Frequently Asked Questions

How do I know if a thought is from God or from myself?

This takes time to learn. Key questions: Does this thought increase faith, hope, and love? Does it produce peace or agitation? Does it lead toward humility or pride? Over time, with practice and direction, you develop an instinct—but certainty is rare and not always necessary.

Is discernment of spirits the same as decision-making?

Related but distinct. Discernment of spirits is reading interior movements; discernment for decision-making is applying this skill to choices. You can practice discernment of spirits daily without having any major decision pending—and you should, because daily practice develops the skill needed when decisions come.

Can psychological states confuse discernment?
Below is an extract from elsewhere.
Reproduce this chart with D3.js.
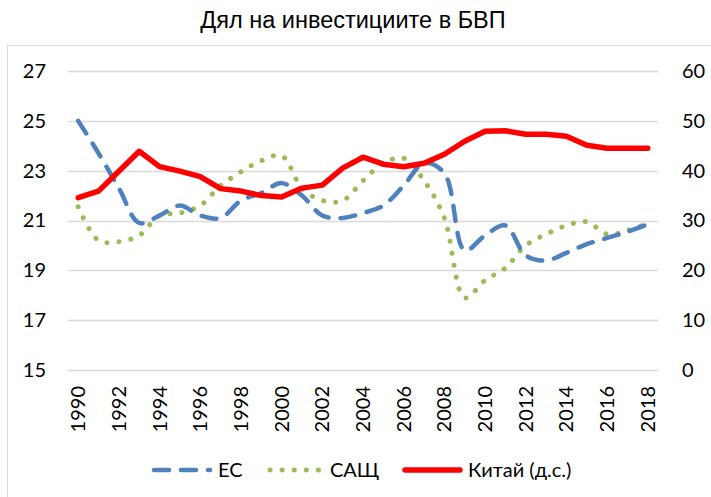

Yes. Fatigue, illness, depression, anxiety, and trauma can all produce states that mimic spiritual desolation. This is why a good director considers the whole person—and why those with significant psychological challenges should also work with mental health professionals.

What if I'm not sure I believe in the devil?

The rules still work experientially even if you struggle with their cosmological framework. You can observe that certain interior movements lead toward God and growth while others lead away—whatever you call the source. Most people who practice discernment long enough become convinced of spiritual warfare through experience.

How is this different from "testing the spirits" in 1 John 4?

John's test (confession that Jesus came in the flesh) is for identifying false prophets and teachers. Ignatius's rules apply this principle to interior movements. Both are concerned with distinguishing true from false spiritual influences, but Ignatius provides detailed practical guidance for the interior life.